Это был самый крупный политический процесс за всю историю царской России, «процесс-монстр», как называли его современники; на нем власть судила фактически не конкретных лиц, а само историческое явление «хождения в народ», которое имело место в 1874 году.

Весной 1874 года в России развернулось интересное явление: массовое «хождение в народ», то есть в крестьянство, российских революционеров-народников. Они, вооружившись пропагандистской литературой, решили заняться проповедью идей всеобщего равенства, а заодно объяснить жителям села, «кто виноват» и «что делать». Эта акция быстро приняла беспрецедентный размах: «хождение в народ» было зафиксированы в 51 губернии империи, а общее число участников — «просветителей крестьянства» — перевалило за 10 000 человек! При этом одновременно к акции подключились абсолютно все народники, на время оставив споры по поводу тактики движения.

Жандармские документы свидетельствовали, что этот невероятный «крестовый поход социализма» не имел аналогов в мире; такой «энергии и самоотвержения не знала ни одна история тайных обществ в Европе».

Однако «хождение» народников при этом продолжало оставаться вполне мирным, пропагандистско-просветительским движением, а сами крестьяне реагировали на беседы неопасным для самодержавия образом. На борьбу жители села подниматься не собирались, а особо активных «учителей» просто сдавали местным властям. По сути, в этом случае правительству следовало бы ограничиться судом над самыми необузданными бунтарями (их даже народники называли «вспышко-пускателями»); однако царизм мелочиться не стал. Видимо, кто-то наверху решил, что «лучше перебдеть, чем недобдеть», и на головы всех без исключения «ходебщиков» обрушились жесточайшие репрессии.

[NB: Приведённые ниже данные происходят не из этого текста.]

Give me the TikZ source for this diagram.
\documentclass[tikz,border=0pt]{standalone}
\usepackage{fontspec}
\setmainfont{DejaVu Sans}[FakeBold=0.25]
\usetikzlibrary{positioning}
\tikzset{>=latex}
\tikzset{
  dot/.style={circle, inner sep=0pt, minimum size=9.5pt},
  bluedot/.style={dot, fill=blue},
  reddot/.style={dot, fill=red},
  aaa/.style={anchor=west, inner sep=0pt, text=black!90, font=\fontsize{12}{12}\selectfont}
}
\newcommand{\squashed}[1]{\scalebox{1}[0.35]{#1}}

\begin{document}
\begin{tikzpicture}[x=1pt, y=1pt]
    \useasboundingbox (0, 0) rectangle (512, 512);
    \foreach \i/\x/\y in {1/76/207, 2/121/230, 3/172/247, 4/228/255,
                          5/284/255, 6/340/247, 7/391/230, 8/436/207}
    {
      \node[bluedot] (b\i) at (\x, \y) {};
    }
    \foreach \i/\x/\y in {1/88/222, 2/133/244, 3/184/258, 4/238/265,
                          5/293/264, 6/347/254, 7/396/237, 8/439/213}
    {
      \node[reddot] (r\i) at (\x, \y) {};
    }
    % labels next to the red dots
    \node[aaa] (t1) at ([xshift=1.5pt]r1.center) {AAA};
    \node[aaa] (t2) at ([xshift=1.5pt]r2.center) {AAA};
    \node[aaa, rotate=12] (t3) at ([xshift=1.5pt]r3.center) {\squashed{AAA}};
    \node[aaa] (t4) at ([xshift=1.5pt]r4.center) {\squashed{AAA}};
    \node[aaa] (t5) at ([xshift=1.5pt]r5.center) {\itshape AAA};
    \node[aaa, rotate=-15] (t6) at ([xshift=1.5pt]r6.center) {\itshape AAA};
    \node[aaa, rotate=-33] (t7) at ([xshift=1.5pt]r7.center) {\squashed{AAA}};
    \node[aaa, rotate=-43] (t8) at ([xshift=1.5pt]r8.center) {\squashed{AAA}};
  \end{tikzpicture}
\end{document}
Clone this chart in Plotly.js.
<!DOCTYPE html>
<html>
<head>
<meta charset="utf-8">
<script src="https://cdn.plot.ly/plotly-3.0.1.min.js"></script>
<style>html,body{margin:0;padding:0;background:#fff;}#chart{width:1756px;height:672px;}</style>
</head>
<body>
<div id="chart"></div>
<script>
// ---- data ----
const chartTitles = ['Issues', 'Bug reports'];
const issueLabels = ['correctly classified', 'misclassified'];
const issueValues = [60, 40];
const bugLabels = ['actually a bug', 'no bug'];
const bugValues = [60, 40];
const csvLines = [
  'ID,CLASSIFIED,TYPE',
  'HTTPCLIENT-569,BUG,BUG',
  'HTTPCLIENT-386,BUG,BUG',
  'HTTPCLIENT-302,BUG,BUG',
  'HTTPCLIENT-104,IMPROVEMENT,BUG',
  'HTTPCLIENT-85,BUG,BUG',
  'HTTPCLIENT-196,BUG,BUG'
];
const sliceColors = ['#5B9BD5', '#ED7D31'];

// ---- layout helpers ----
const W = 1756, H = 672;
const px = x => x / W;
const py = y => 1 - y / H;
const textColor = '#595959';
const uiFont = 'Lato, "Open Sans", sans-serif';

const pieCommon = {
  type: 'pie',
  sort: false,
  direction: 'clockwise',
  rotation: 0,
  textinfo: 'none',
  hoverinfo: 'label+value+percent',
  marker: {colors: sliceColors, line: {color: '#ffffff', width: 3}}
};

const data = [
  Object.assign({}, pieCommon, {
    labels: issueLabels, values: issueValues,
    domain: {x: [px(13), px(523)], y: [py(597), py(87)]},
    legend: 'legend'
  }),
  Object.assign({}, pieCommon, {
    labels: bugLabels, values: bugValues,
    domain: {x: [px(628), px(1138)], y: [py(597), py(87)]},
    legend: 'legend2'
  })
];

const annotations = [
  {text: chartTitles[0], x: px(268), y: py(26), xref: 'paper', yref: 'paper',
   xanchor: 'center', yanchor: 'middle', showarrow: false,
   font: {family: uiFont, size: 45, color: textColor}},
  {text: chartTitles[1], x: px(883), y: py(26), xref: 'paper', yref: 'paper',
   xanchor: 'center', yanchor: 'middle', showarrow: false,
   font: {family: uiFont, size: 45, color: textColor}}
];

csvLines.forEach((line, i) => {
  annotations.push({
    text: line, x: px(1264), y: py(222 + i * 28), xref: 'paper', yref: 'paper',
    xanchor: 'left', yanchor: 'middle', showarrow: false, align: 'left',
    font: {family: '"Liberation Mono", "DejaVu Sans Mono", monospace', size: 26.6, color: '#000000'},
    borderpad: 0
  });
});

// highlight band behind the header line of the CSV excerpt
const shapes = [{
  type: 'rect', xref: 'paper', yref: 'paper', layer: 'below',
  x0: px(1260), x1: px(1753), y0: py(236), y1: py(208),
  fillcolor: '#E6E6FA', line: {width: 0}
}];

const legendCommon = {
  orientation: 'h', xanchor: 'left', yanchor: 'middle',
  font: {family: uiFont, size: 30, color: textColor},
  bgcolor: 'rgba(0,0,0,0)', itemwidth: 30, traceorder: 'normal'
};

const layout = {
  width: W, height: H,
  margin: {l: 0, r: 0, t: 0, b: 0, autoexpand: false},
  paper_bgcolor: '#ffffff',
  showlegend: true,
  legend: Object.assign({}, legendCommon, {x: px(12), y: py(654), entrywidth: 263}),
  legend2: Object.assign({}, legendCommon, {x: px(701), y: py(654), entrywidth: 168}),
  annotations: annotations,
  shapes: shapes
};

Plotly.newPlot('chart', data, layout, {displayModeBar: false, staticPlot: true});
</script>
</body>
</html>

Устроить нечто похожее на общегосударственную облаву на народников помог случай. 31 мая 1874 года в Саратове жандармы «накрыли» всероссийскую явку, законспирированную под башмачную мастерскую. В руках властей оказались десятки адресов и шифров, что позволило «вычислить» огромное число кружков в разных губерниях империи. 4 июля того же года повсеместно начатое дело «О пропаганде» было централизовано; теперь за результаты расследования отвечали начальник Московского губернского жандармского управления генерал-лейтенант И. Л. Слезкин и прокурор Саратовской судебной палаты С. С. Жихарев. Последний, кстати, являлся юридически ответственным распорядителем дознания.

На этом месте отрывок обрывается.